** Start EXTRACTED MATERIAL **

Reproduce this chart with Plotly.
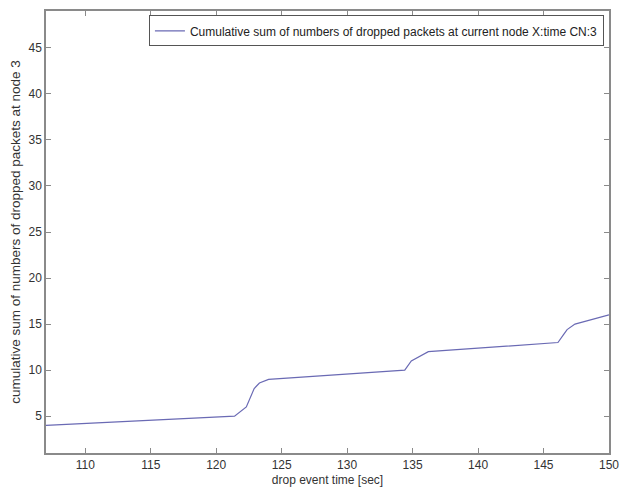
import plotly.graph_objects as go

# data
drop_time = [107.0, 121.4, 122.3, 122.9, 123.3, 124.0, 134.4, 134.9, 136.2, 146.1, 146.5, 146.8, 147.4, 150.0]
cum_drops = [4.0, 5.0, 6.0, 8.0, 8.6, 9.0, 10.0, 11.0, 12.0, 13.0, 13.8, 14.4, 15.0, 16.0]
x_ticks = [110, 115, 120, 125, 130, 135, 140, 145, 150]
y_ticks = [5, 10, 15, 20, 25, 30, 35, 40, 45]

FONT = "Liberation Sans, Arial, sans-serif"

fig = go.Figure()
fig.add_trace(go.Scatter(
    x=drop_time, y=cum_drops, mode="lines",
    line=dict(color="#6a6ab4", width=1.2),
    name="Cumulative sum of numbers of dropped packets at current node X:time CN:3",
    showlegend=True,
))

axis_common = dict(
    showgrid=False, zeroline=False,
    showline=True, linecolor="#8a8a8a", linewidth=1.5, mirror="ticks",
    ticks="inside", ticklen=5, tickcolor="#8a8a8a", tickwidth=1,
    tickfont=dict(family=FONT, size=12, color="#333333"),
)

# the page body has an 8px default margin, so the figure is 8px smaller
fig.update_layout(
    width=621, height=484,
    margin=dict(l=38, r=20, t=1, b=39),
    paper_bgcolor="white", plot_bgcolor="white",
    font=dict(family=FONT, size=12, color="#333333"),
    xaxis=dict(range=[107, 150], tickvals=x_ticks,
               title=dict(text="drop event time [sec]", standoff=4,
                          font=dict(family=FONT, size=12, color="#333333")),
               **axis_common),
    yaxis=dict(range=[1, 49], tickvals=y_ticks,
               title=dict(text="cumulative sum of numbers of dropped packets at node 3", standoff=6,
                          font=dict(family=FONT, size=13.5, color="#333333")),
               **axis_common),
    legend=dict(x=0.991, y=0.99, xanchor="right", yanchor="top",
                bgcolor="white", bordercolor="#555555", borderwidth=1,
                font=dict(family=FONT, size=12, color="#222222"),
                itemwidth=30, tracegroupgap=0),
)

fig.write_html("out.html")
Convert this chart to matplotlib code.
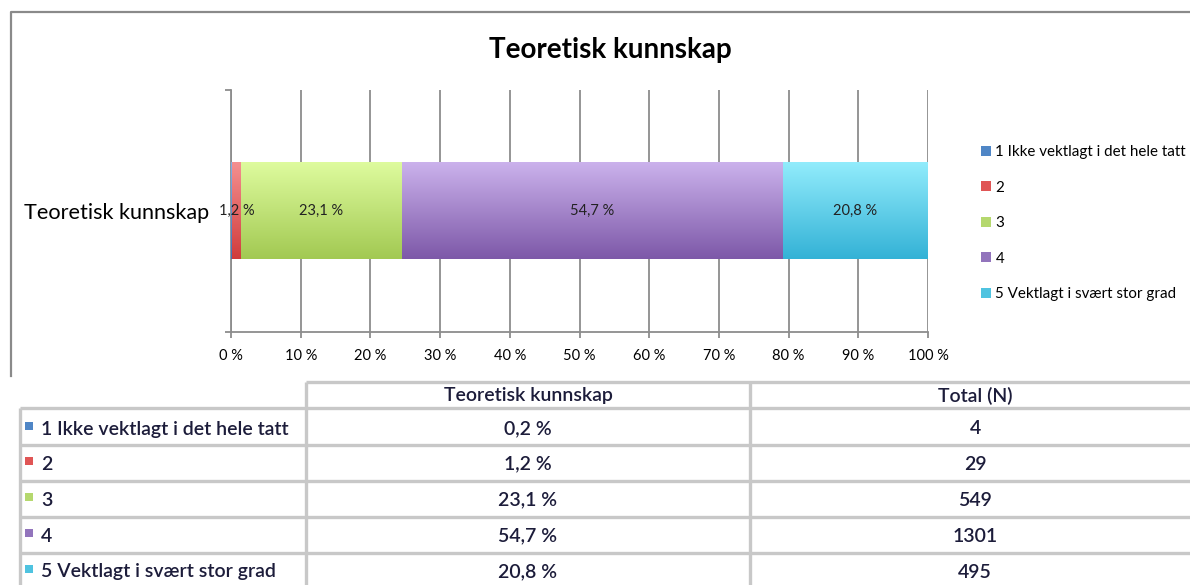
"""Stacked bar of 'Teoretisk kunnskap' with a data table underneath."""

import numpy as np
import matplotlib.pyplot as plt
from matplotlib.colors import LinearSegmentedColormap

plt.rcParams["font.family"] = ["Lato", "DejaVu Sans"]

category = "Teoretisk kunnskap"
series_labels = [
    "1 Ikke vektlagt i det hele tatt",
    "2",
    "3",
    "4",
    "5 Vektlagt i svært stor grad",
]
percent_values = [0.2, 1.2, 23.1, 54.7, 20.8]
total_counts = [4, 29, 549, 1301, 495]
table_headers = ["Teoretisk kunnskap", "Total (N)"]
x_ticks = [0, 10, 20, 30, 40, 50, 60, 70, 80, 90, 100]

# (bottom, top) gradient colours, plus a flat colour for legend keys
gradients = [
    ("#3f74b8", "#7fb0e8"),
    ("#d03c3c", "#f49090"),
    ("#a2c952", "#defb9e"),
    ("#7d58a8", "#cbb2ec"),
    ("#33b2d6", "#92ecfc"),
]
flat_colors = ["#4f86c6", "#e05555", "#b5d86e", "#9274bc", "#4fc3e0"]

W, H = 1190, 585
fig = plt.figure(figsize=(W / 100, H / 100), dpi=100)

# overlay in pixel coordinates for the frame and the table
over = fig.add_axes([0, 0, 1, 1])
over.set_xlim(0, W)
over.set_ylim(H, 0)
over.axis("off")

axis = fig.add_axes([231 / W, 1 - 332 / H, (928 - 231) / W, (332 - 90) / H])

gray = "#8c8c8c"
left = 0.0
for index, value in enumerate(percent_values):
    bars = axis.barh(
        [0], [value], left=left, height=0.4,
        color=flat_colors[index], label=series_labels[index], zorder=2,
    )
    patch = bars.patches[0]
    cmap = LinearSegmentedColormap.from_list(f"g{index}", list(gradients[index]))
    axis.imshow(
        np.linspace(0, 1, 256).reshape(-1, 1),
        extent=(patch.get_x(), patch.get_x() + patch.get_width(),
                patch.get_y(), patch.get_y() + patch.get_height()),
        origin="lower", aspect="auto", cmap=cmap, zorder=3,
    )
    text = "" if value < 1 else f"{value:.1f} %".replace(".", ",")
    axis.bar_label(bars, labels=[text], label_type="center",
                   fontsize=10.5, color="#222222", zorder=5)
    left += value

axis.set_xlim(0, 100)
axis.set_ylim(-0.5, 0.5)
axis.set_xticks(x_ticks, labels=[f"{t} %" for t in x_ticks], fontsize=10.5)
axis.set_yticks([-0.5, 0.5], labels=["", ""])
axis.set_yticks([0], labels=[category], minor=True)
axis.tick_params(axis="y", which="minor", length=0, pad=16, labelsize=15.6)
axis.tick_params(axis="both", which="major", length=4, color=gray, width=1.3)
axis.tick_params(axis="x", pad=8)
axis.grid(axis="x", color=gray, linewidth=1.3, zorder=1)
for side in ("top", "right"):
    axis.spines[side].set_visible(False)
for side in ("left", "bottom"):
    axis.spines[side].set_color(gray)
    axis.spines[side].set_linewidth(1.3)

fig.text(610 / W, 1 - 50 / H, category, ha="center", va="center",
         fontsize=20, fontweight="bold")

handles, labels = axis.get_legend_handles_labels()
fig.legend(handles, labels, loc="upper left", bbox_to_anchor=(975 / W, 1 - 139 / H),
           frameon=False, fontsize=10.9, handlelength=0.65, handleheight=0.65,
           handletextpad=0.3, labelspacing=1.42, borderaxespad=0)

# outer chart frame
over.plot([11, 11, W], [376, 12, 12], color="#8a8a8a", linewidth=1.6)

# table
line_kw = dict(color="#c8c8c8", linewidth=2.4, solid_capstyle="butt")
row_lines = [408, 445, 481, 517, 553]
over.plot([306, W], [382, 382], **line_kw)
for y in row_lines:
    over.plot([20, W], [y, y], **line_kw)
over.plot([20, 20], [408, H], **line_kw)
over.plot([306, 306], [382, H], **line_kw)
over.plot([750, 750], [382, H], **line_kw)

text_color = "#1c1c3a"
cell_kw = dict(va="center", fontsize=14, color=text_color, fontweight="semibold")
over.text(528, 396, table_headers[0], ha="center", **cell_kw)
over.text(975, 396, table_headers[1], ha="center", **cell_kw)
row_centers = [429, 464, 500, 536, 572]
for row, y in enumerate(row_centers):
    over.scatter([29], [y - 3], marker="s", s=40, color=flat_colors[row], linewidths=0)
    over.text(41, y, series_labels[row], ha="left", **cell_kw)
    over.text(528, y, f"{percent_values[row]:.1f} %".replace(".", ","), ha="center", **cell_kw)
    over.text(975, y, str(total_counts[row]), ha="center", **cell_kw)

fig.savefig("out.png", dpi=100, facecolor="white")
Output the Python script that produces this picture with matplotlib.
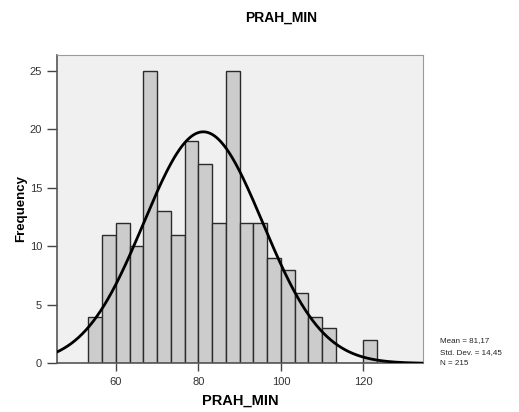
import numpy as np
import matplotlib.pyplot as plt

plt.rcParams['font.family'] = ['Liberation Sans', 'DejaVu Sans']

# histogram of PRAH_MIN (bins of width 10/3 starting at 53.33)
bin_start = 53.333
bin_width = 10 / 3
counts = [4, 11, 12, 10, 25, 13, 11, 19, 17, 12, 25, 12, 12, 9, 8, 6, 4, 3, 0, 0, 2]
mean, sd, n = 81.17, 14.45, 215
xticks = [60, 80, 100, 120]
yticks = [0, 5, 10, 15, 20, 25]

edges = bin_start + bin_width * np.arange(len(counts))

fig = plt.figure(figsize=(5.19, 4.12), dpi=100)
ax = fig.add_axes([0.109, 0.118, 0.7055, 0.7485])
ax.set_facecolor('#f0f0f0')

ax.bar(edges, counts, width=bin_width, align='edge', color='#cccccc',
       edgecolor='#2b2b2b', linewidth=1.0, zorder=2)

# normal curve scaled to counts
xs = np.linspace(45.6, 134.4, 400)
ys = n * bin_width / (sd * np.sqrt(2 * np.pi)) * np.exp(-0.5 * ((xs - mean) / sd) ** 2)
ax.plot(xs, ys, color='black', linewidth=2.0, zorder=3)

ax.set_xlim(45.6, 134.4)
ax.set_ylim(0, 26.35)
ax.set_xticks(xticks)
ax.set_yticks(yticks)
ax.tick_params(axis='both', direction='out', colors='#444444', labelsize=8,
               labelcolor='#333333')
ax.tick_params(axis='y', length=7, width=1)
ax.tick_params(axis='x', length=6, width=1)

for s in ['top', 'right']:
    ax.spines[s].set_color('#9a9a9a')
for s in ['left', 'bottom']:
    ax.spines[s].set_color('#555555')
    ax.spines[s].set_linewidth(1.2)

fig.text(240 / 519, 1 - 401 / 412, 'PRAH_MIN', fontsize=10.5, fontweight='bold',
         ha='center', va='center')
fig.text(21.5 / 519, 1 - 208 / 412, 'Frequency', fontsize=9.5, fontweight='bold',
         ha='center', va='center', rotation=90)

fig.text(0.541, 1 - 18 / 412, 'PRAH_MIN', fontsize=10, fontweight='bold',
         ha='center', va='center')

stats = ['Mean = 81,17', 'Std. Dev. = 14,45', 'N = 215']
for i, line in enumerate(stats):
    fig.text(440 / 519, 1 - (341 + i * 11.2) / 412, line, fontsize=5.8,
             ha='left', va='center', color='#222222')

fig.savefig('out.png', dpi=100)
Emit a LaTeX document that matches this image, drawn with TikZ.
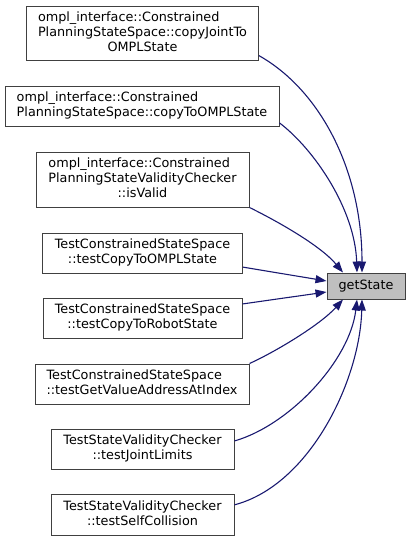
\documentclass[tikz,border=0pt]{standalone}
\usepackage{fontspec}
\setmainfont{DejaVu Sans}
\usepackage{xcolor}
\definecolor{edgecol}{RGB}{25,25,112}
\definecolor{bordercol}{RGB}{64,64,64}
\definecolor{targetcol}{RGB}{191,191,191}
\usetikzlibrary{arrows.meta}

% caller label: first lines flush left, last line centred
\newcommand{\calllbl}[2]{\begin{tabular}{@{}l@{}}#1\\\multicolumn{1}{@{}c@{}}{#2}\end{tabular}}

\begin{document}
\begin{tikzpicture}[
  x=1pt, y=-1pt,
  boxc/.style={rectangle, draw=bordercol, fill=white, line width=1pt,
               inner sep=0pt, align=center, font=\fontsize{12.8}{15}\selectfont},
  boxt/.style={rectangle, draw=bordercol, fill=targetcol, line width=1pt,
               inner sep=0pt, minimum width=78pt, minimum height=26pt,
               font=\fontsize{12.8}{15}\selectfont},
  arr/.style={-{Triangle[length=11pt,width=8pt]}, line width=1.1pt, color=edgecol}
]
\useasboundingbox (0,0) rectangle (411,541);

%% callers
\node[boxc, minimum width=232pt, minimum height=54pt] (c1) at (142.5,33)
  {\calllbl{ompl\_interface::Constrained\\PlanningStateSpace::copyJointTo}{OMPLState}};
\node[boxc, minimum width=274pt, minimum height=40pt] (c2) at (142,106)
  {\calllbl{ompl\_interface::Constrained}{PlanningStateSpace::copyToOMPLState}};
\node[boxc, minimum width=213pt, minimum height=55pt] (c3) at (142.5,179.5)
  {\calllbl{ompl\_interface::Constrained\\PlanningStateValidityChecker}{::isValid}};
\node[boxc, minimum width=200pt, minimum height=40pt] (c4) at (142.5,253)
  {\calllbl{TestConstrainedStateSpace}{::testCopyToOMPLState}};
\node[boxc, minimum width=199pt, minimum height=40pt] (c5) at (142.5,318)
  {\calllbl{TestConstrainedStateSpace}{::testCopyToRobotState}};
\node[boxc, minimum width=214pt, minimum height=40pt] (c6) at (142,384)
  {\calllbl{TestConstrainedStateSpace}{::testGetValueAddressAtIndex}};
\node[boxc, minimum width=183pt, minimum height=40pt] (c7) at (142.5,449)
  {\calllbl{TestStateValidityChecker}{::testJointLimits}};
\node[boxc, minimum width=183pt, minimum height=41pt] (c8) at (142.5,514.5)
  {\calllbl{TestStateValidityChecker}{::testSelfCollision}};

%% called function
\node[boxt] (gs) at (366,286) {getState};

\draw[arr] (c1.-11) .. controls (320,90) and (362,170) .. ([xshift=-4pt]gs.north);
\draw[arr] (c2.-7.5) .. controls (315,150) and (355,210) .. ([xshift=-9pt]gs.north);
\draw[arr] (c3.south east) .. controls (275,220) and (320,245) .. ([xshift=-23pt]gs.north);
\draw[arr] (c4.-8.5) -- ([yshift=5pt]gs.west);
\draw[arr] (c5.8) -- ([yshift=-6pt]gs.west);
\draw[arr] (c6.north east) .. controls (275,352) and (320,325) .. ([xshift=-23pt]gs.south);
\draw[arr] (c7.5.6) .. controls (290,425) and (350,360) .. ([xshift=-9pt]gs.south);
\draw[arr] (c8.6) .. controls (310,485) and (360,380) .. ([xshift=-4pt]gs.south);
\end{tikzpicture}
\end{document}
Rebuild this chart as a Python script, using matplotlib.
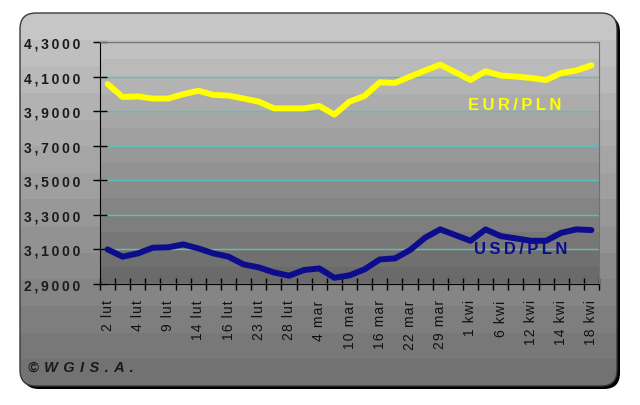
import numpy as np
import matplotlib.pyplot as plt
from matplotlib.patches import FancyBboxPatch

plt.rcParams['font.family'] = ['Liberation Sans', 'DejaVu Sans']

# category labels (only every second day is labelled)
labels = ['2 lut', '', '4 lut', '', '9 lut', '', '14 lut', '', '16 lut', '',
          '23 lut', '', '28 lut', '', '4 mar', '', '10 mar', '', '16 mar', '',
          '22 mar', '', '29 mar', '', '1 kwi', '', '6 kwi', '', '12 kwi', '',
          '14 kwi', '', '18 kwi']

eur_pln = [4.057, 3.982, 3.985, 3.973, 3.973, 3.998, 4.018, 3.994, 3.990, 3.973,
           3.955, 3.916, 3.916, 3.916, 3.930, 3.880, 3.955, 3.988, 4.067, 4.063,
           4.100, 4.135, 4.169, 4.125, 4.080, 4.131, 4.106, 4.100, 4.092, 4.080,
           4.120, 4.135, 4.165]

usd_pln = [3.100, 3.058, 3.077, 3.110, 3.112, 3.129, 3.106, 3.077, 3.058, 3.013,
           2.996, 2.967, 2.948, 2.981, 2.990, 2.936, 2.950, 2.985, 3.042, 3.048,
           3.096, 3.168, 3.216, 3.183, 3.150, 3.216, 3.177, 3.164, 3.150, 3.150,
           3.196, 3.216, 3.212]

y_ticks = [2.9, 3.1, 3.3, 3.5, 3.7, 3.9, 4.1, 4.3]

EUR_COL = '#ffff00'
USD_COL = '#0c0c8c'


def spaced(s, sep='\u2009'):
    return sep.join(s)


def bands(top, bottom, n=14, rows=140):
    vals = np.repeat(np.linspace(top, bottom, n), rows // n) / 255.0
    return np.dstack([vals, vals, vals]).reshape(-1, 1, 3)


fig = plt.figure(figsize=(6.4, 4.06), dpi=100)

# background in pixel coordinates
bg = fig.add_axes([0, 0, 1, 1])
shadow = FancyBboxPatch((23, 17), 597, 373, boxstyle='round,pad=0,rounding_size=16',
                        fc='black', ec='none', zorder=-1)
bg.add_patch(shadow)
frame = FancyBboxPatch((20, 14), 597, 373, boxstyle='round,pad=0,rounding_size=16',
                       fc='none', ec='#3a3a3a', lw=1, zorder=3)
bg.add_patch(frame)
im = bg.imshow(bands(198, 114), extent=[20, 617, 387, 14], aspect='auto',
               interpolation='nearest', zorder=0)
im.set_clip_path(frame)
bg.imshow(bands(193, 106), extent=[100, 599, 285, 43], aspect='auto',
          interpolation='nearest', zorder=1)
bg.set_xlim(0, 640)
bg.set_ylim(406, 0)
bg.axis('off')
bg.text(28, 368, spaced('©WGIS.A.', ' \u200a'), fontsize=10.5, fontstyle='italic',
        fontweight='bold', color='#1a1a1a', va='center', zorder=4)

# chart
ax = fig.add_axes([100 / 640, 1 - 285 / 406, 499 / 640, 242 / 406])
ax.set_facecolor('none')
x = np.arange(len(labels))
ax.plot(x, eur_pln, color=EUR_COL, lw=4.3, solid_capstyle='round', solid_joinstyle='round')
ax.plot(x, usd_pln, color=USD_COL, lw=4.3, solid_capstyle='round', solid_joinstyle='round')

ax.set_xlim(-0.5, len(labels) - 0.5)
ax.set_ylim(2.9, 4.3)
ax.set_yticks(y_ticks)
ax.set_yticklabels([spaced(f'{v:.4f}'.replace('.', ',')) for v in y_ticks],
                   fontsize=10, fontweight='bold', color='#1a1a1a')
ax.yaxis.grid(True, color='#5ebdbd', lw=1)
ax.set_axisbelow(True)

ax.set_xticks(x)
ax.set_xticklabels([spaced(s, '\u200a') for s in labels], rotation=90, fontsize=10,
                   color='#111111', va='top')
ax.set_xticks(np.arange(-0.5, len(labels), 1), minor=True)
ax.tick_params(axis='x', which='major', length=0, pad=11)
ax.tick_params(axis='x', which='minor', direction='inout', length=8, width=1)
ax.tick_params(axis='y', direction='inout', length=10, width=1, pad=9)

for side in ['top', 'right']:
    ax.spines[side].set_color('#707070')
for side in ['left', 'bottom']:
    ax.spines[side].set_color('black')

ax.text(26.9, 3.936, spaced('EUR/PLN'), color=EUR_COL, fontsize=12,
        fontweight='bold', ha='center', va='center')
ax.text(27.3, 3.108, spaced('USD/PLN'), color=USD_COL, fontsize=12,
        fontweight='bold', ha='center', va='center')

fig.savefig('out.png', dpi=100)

** End EXTRACTED MATERIAL **

◆ GOAL ◆
Skip the pictures. Set down only the lines from the one containing "Rebuild this chart" through the one containing "kwi', '', '18 kwi']", exactly as they appear, ends included.

◆ WRITTEN SOLUTION ◆
Rebuild this chart as a Python script, using matplotlib.
import numpy as np
import matplotlib.pyplot as plt
from matplotlib.patches import FancyBboxPatch

plt.rcParams['font.family'] = ['Liberation Sans', 'DejaVu Sans']

# category labels (only every second day is labelled)
labels = ['2 lut', '', '4 lut', '', '9 lut', '', '14 lut', '', '16 lut', '',
          '23 lut', '', '28 lut', '', '4 mar', '', '10 mar', '', '16 mar', '',
          '22 mar', '', '29 mar', '', '1 kwi', '', '6 kwi', '', '12 kwi', '',
          '14 kwi', '', '18 kwi']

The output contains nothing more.